日々是マーケティング

女性マーケターから見た日々の出来事

「人」を思うデザインは、美しい

2015-09-26 22:52:54 | アラカルト

先日、元女子プロレスラーでタレントの北斗晶さんが、乳がんに罹患しているコトをブログで公表し、現在入院をされている。
手術は無事成功し、順調に回復されているようだが、これから先いろいろなコトが待っている。
その一つが、下着の問題だ。
拙ブログに来られる方の多くが、男性のようなので女性の下着といっても、ピンと来ないと思う。
「乳がん」の手術をした後というのは、手術痕の保護、その後の放射線治療と手術をしていない側の乳房のコトを考えたブラジャーが、必要になる。「医療用ブラジャー」と呼ばれるものだ。

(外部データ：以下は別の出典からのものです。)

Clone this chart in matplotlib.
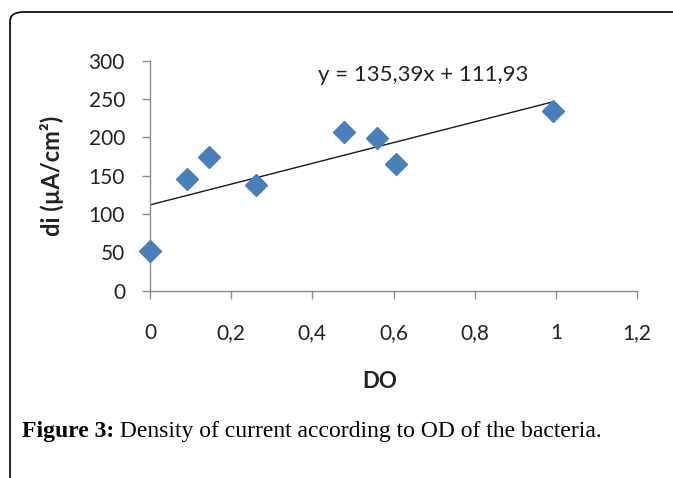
import matplotlib
matplotlib.use("Agg")
import matplotlib.pyplot as plt
from matplotlib.patches import FancyBboxPatch
import numpy as np

# Data
od = [0.0, 0.092, 0.146, 0.26, 0.477, 0.56, 0.606, 0.992]
di = [52, 146, 174, 138, 207, 199, 165, 235]
slope, intercept = 135.39, 111.93
x_ticks = [0, 0.2, 0.4, 0.6, 0.8, 1.0, 1.2]
x_tick_labels = ["0", "0,2", "0,4", "0,6", "0,8", "1", "1,2"]
y_ticks = [0, 50, 100, 150, 200, 250, 300]
y_tick_labels = ["0", "50", "100", "150", "200", "250", "300"]
equation = "y = 135,39x + 111,93"
x_label = "DO"
y_label = "di (µA/cm²)"
caption_bold = "Figure 3:"
caption_rest = " Density of current according to OD of the bacteria."

W, H = 673, 478
fig = plt.figure(figsize=(W / 100, H / 100), dpi=100)
fig.patch.set_facecolor("white")

# Frame with rounded top-left corner extending beyond right/bottom edges
frame = FancyBboxPatch((10 / W, -0.2), 1.2, (H - 12) / H + 0.2,
                       boxstyle="round,pad=0,rounding_size=0.02",
                       transform=fig.transFigure, fill=False,
                       edgecolor="#111111", linewidth=1.3, figure=fig)
fig.patches.append(frame)

ax_left, ax_right = 150, 637
ax_top, ax_bottom = 60.7, 290.7
ax = fig.add_axes([ax_left / W, 1 - ax_bottom / H,
                   (ax_right - ax_left) / W, (ax_bottom - ax_top) / H])
ax.set_xlim(0, 1.2)
ax.set_ylim(0, 300)
ax.patch.set_alpha(0)

for s in ["top", "right"]:
    ax.spines[s].set_visible(False)
for s in ["left", "bottom"]:
    ax.spines[s].set_color("#8c8c8c")
    ax.spines[s].set_linewidth(1.0)
ax.spines["left"].set_bounds(0, 300)

font = "Lato"
ax.set_xticks(x_ticks)
ax.set_xticklabels(x_tick_labels, fontfamily=font, fontsize=15, color="#222222")
ax.set_yticks(y_ticks)
ax.set_yticklabels(y_tick_labels, fontfamily=font, fontsize=15, color="#222222")
ax.tick_params(axis="x", direction="out", length=6, width=1, color="#8c8c8c", pad=17)
ax.tick_params(axis="y", direction="out", length=6, width=1, color="#8c8c8c", pad=12)

ax.plot(od, di, linestyle="none", marker="D", markersize=11,
        color="#4a7ebb", markeredgecolor="#4a7ebb", clip_on=False, zorder=3)

xl = np.array([min(od), max(od)])
ax.plot(xl, slope * xl + intercept, color="#1a1a1a", linewidth=1.0, zorder=2)

fig.text(423 / W, 1 - 75 / H, equation, ha="center", va="center",
         fontfamily=font, fontsize=16, color="#222222")
fig.text(380 / W, 1 - 381 / H, x_label, ha="center", va="center",
         fontfamily=font, fontsize=16, fontweight="bold", color="#222222")
fig.text(52 / W, 1 - 176 / H, y_label, ha="center", va="center", rotation=90,
         fontfamily=font, fontsize=17, fontweight="bold", color="#222222")

t1 = fig.text(22 / W, 1 - 432 / H, caption_bold, ha="left", va="center",
              fontfamily="Liberation Serif", fontsize=17, fontweight="bold", color="black")
fig.canvas.draw()
bb = t1.get_window_extent()
fig.text(bb.x1 / W, 1 - 432 / H, caption_rest, ha="left", va="center",
         fontfamily="Liberation Serif", fontsize=17, color="black")

fig.savefig("out.png", dpi=100)
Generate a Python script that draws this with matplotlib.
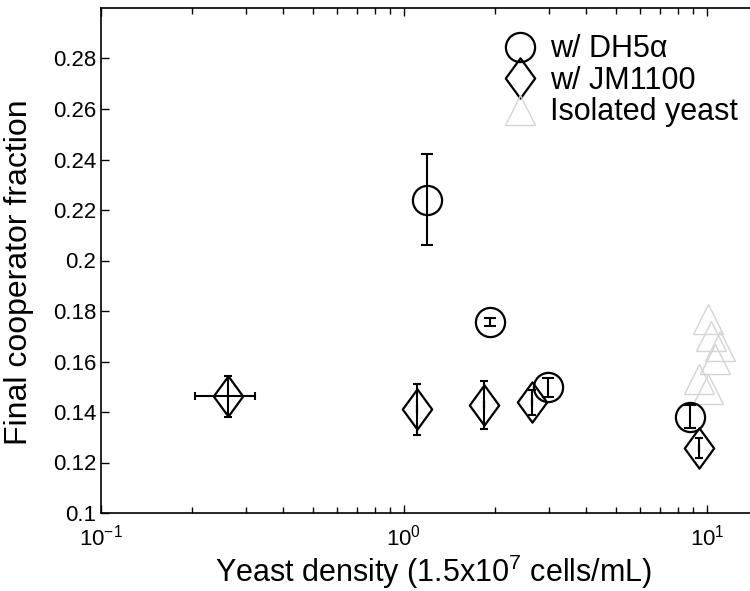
import matplotlib
matplotlib.use("Agg")
import matplotlib.pyplot as plt
import numpy as np
from matplotlib.lines import Line2D
from matplotlib.path import Path
from matplotlib.ticker import FixedLocator, FuncFormatter, LogLocator, NullFormatter

plt.rcParams["font.family"] = ["Liberation Sans", "DejaVu Sans"]
plt.rcParams["mathtext.fontset"] = "custom"
plt.rcParams["mathtext.rm"] = "Liberation Sans"
plt.rcParams["mathtext.it"] = "Liberation Sans:italic"

# w/ DH5alpha (circles)
dh5_x = [1.19, 1.92, 2.98, 8.8]
dh5_y = [0.224, 0.1757, 0.1498, 0.1382]
dh5_err = [0.018, 0.0015, 0.0038, 0.0045]

# w/ JM1100 (diamonds)
jm_x = [0.262, 1.10, 1.84, 2.64, 9.42]
jm_y = [0.1462, 0.141, 0.1426, 0.1438, 0.1259]
jm_err = [0.008, 0.010, 0.0095, 0.005, 0.004]
jm_xerr_lo = [0.058, 0.0, 0.0, 0.0, 0.0]
jm_xerr_hi = [0.060, 0.0, 0.0, 0.0, 0.0]

# isolated yeast (light triangles)
iso_x = [10.1, 10.3, 11.0, 10.6, 9.4, 10.1]
iso_y = [0.177, 0.170, 0.166, 0.161, 0.153, 0.149]

x_ticks = [0.1, 1, 10]
y_ticks = [0.1, 0.12, 0.14, 0.16, 0.18, 0.2, 0.22, 0.24, 0.26, 0.28]

# MATLAB-like diamond: taller than wide
diamond = Path([(0, 1), (0.73, 0), (0, -1), (-0.73, 0), (0, 1)],
               [Path.MOVETO, Path.LINETO, Path.LINETO, Path.LINETO, Path.CLOSEPOLY])

fig = plt.figure(figsize=(7.5, 5.91), dpi=100)
ax = fig.add_axes([101 / 750, 78 / 591, 909 / 750, 505 / 591])

tri_color = "#d4d4d4"
ax.plot(iso_x, iso_y, linestyle="none", marker="^", markersize=21,
        markerfacecolor="none", markeredgecolor=tri_color, markeredgewidth=1.0)

ax.plot(jm_x, jm_y, linestyle="none", marker=diamond, markersize=29,
        markerfacecolor="none", markeredgecolor="black", markeredgewidth=1.6)
ax.errorbar(jm_x, jm_y, yerr=jm_err, xerr=[jm_xerr_lo, jm_xerr_hi], fmt="none",
            ecolor="black", elinewidth=1.5, capsize=3, capthick=1.5)

ax.plot(dh5_x, dh5_y, linestyle="none", marker="o", markersize=21,
        markerfacecolor="none", markeredgecolor="black", markeredgewidth=1.6)
ax.errorbar(dh5_x, dh5_y, yerr=dh5_err, fmt="none",
            ecolor="black", elinewidth=1.5, capsize=4, capthick=1.5)

ax.set_xscale("log")
ax.set_xlim(0.1, 100)
ax.set_ylim(0.1, 0.3)
ax.xaxis.set_major_locator(FixedLocator(x_ticks))
ax.xaxis.set_major_formatter(FuncFormatter(lambda v, p: r"$10^{%d}$" % round(np.log10(v))))
ax.xaxis.set_minor_locator(LogLocator(base=10, subs=np.arange(2, 10)))
ax.xaxis.set_minor_formatter(NullFormatter())
ax.yaxis.set_major_locator(FixedLocator(y_ticks))
ax.yaxis.set_major_formatter(FuncFormatter(lambda v, p: "%g" % round(v, 2)))

ax.tick_params(which="both", direction="in", top=True, right=True, labelsize=16, width=1)
ax.tick_params(which="major", length=6)
ax.tick_params(which="minor", length=4)
ax.tick_params(axis="x", pad=8)
for s in ax.spines.values():
    s.set_linewidth(1.2)

ax.set_xlabel(r"Yeast density (1.5x10$^7$ cells/mL)", fontsize=22, ha="left")
ax.xaxis.set_label_coords((215 - 101) / 909, -0.078)
ax.set_ylabel("Final cooperator fraction", fontsize=23)
ax.yaxis.set_label_coords((34 - 101) / 909, (513 - 272) / 505)

handles = [
    Line2D([], [], linestyle="none", marker="o", markersize=21, markerfacecolor="none",
           markeredgecolor="black", markeredgewidth=1.6),
    Line2D([], [], linestyle="none", marker=diamond, markersize=29, markerfacecolor="none",
           markeredgecolor="black", markeredgewidth=1.6),
    Line2D([], [], linestyle="none", marker="^", markersize=21, markerfacecolor="none",
           markeredgecolor=tri_color, markeredgewidth=1.0),
]
fig.legend(handles, ["w/ DH5α", "w/ JM1100", "Isolated yeast"],
           loc="upper left", bbox_to_anchor=(486 / 750, 1 - 22 / 591),
           frameon=False, fontsize=22, handlelength=1.4, handletextpad=0.3,
           labelspacing=0.05, borderaxespad=0)

fig.savefig("out.png", dpi=100)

ただ「医療用ブラジャー」というのは、お世辞にも「おしゃれ」とは言い難い。
「乳房喪失」という、強い身体的喪失感で打ちひしがれている時、「いかにも医療用」というブラジャーをする、というのは「あぁぁぁ、私は乳がん患者なのだ。綺麗なレースが付いたステキなブラとは縁がない身になったのだ」と、改めて感じる瞬間でもある。
そんな患者の気持ちを、英国のファッションデザイナー、ステラ・マッカートニーさんが「おしゃれをして!」と、「医療用ブラジャー」を発表していると、朝日新聞の「ファッション」記事に掲載されていた。

朝日新聞:バリアフリーを美しく 下着や義足の開発にデザイナー

ステラ・マッカートニーと名前を聞いて、オヤ?!と思われた方もいらっしゃると思う。
ポール・マッカートニーさんのお嬢さんで、母親であるリンダ・マッカートニーさんは乳がんで亡くなられている。
がん患者遺族だからこそ、「ステキなブラジャーを身に着けてほしい」という気持ちが、デザインに表れているような気がする。

他にも紹介されている「スポーツ用義足」を見ると、「義足」そのもののデザインが、シャープで躍動感があるように感じる。違う言い方をするなら「義足」がアスリートのような印象すら受ける。
もし、このような発想で、日々使う義足がデザインされたら、義足を使っている人達の気持ちも変わるのではないか?という気がしてくる。
もっと「街中へ出ていきたい!」という、気持ちになるのでは?

その「もっと街中へ出ていきたい!」という気持ちにさせるデザインが、ヤマハ発動機の「電動車いす」だと思う。
最近では、「電動車いす」を使って買い物をしたりする人の姿を、当たり前のように見るようになった。
以前のような違和感を、健常者も車いす利用者も持つコトが無くなりつつある、と感じている。
しかし、あの「無骨」で「重々しい」車いすというのは、おしゃれではない(と思っている)。
利用者視点という点では、あのようなデザインでなくては、難しいのかもしれない・・・と思いつつも、クルマをはじめとする「モビリティー」のデザインが、どんどん変化しているのに、「車いす」というモビリティーは大きな変化をしてこなかったような気がする。

ステラ・マッカートニーの「医療用ブラジャー」にしても、「スポーツ用義足」やヤマハ発動機の「電動車いす」にしても、それらのモノを使う人に対しての「思い」や「愛情」のようなモノがあり、「バリアフリー」という言葉のバリアを軽く飛び越えてしまうような美しさがある。
もしかしたら、デザインを美しくするのは「人を思う気持ち」かもしれない・・・と、感じさせるデザインだと思う。